A two-stage predictive machine learning engine that forecasts the on-time performance of flights for 15 different airports in the USA based on data collected between 2016 and 2017.
- Check out the two-stage machine learning model here!
- Check out the details of the project in this Report!
Flights are said to be delayed when they arrive later than the scheduled arrival time. This delay is predominantly influenced by environmental conditions. Flight delay is vexatious for passengers and also incurs an agonizingly high financial loss to airlines and countries. A structured prediction system is an indispensable tool to help aviation authorities effectively alleviate flight delays. This project aims to build a two-stage machine learning engine to effectively predict the arrival delay of a flight in minutes after departure based on real-time flight and weather data. A classifier first predicts if the flight will be delayed or not, and subsequently a regression model predicts the arrival delay in minutes if the flight is expected to be delayed.
- Data directory setup
- Flight data pre-processing
- Weather data pre-processing
- Merging the flight and weather data
- Classifying flights as delayed or on-time
- Study of ways to handle class imbalance in the data set
- Random Under-sampling
- Random Over-sampling
- Synthetic Minority Over-sampling TEchnique (SMOTE)

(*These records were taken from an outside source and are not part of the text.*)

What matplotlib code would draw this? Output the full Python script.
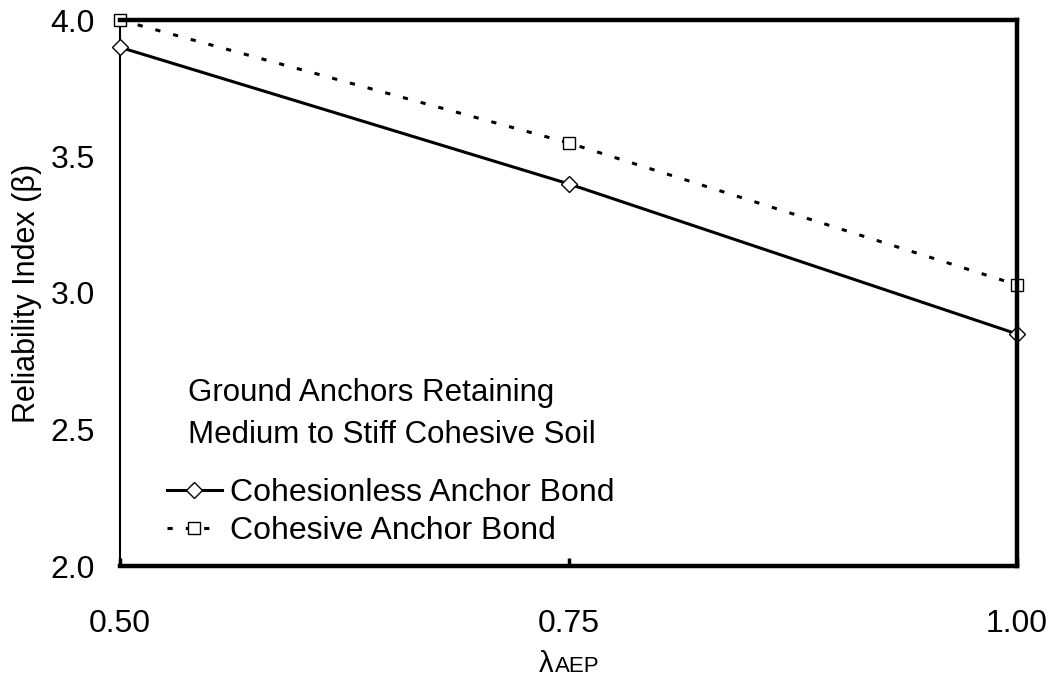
import numpy as np
from matplotlib import pyplot as plt

plt.rcParams['font.family'] = ['Liberation Sans', 'DejaVu Sans']

# data
lam = [0.50, 0.75, 1.00]
beta_cohesionless = [3.90, 3.40, 2.85]
beta_cohesive = [4.00, 3.55, 3.03]
xticks = [0.50, 0.75, 1.00]
xtick_labels = ["0.50", "0.75", "1.00"]
yticks = [2.0, 2.5, 3.0, 3.5, 4.0]
ytick_labels = ["2.0", "2.5", "3.0", "3.5", "4.0"]

fig = plt.figure(figsize=(10.52, 6.76), dpi=100)
ax = fig.add_axes([120/1052, 1 - 566/676, 897/1052, 546/676])

ax.plot(lam, beta_cohesionless, color="black", linewidth=2.2, marker="D",
        markersize=8, markerfacecolor="white", markeredgecolor="black",
        markeredgewidth=1.0, label="Cohesionless Anchor Bond", clip_on=False, zorder=3)
ax.plot(lam, beta_cohesive, color="black", linewidth=2.2, linestyle=(0, (1.7, 4.3)),
        marker="s", markersize=8.5, markerfacecolor="white", markeredgecolor="black",
        markeredgewidth=1.0, label="Cohesive Anchor Bond", clip_on=False, zorder=3)

ax.set_xlim(0.5, 1.0)
ax.set_ylim(2.0, 4.0)
ax.set_xticks(xticks)
ax.set_xticklabels(xtick_labels, fontsize=23)
ax.set_yticks(yticks)
ax.set_yticklabels(ytick_labels, fontsize=23)
ax.tick_params(axis="x", direction="in", length=6, width=2.5, pad=31)
ax.tick_params(axis="y", length=0, pad=18)

for side in ["top", "right", "bottom"]:
    ax.spines[side].set_linewidth(3.2)
    ax.spines[side].set_zorder(4)
ax.spines["left"].set_linewidth(1.5)

ax.set_ylabel("Reliability Index (β)", fontsize=22)
ax.yaxis.set_label_coords(-0.0864, 0.5)

# x label: lambda with smaller AEP on the same baseline
fig.text(539/1052, 1 - 672/676, "λ", fontsize=21, ha="left", va="baseline")
fig.text(555/1052, 1 - 672/676, "AEP", fontsize=16, ha="left", va="baseline")

ax.text(0.076, 0.317, "Ground Anchors Retaining", transform=ax.transAxes,
        fontsize=22.5, va="center", ha="left")
ax.text(0.076, 0.240, "Medium to Stiff Cohesive Soil", transform=ax.transAxes,
        fontsize=22.5, va="center", ha="left")

leg = ax.legend(loc="upper left", bbox_to_anchor=(0.0524, 0.161), frameon=False,
                fontsize=23, handlelength=1.72, handletextpad=0.25,
                borderpad=0, borderaxespad=0, labelspacing=0.26)

fig.savefig("out.png", dpi=100)
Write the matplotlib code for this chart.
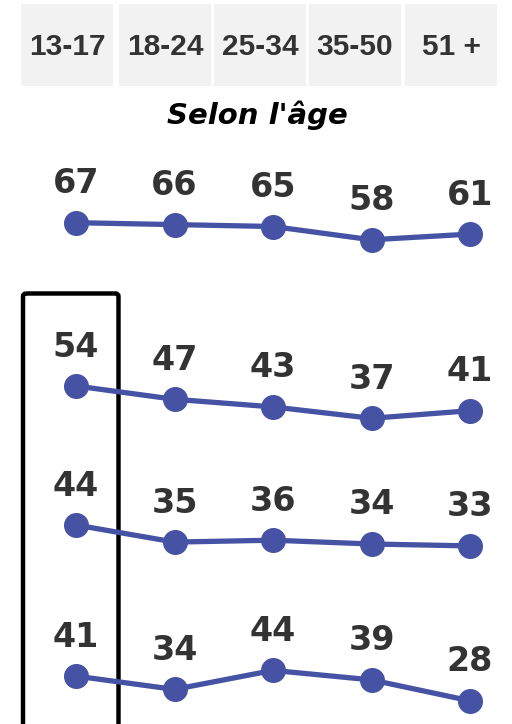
import matplotlib.pyplot as plt
from matplotlib.patches import Rectangle, FancyBboxPatch

# tranches d'âge et valeurs (%) de chaque ligne
ages = ["13-17", "18-24", "25-34", "35-50", "51 +"]
row1 = [67, 66, 65, 58, 61]
row2 = [54, 47, 43, 37, 41]
row3 = [44, 35, 36, 34, 33]
row4 = [41, 34, 44, 39, 28]
rows = [row1, row2, row3, row4]

W, H = 512, 724
blue = "#4653a5"
dark = "#333333"

fig = plt.figure(figsize=(W / 100, H / 100), dpi=100)

# en-têtes gris
bg = fig.add_axes([0, 0, 1, 1])
bg.set_xlim(0, W)
bg.set_ylim(H, 0)
bg.axis("off")
box_left = [21, 119, 214, 309, 405]
box_w = 92
for x0, lab in zip(box_left, ages):
    bg.add_patch(Rectangle((x0, 4), box_w, 82, facecolor="#f2f2f2", edgecolor="none"))
    bg.text(x0 + box_w / 2, 47, lab, ha="center", va="center", fontsize=21.5,
            fontweight="bold", color=dark, family="Liberation Sans")

bg.text(257, 115, "Selon l'âge", ha="center", va="center", fontsize=21,
        fontweight="bold", style="italic", color="black", family="DejaVu Sans")

# cadre autour de la première colonne
bg.add_patch(FancyBboxPatch((23, 293.5), 95.5, 450, boxstyle="round,pad=0,rounding_size=3",
                            facecolor="none", edgecolor="black", linewidth=3.2))

# lignes : chaque ligne a son propre axe (échelle commune 1.9 px par point)
k = 1.9
base = [350, 488.6, 608.6, 754]
x0, dx = 76, 98.5
for vals, b in zip(rows, base):
    ax = fig.add_axes([0, 0, 1, 1])
    ax.patch.set_alpha(0)
    ax.axis("off")
    ax.set_xlim(-x0 / dx, (W - x0) / dx)
    ax.set_ylim((b - H) / k, b / k)
    xs = range(len(vals))
    ax.plot(xs, vals, color=blue, linewidth=3.8, marker="o", markersize=17,
            solid_capstyle="round")
    for i, v in zip(xs, vals):
        ax.annotate(str(v), (i, v), xytext=(0, 39), textcoords="offset pixels",
                    ha="center", va="center", fontsize=24, fontweight="bold",
                    color=dark, family="DejaVu Sans")

fig.savefig("out.png", dpi=100)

- Comparison of the different sampling techniques to handle imbalance
- Regression model to predict the arrival delay in minutes
- Final implementation of the two-stage machine learning model to predict flight delay
The flight and weather data were combined into a single data set and pre-processed to train a two-stage machine learning model that predicts flight arrival delay. Due to class imbalance, there was an inherent bias towards the majority class, ’Not Delayed’ flights (class 0). The data was sampled using SMOTE before classification to overcome the bias. Out of five different algorithms, the Random Forest classifier gave the best F1 score (0.78) and Recall (0.74) for the delayed flights. Subsequently, the Random Forest regressor was pipe-lined, giving MAE 7.178 minutes and RMSE 11.283 minutes with an R2 score of 0.977. In conclusion, the flight delay prediction was efficient, and the Machine Learning model exhibited good performance.
It is recommended to have a Linux or macOS development environment for convenience, although the code runs on Windows 10.
Use Anaconda to manage your packages and Python 3 (version >= 3.8.0 recommended).
Running the code on Jupyter Notebook is also recommended.
- matplotlib
- scikit-learn
- numpy
- pandas
Remember to use conda, not pip for installing these
- missingno
- imblearn
- texlive-full
The data files for this project are maintained privately and not available for public use.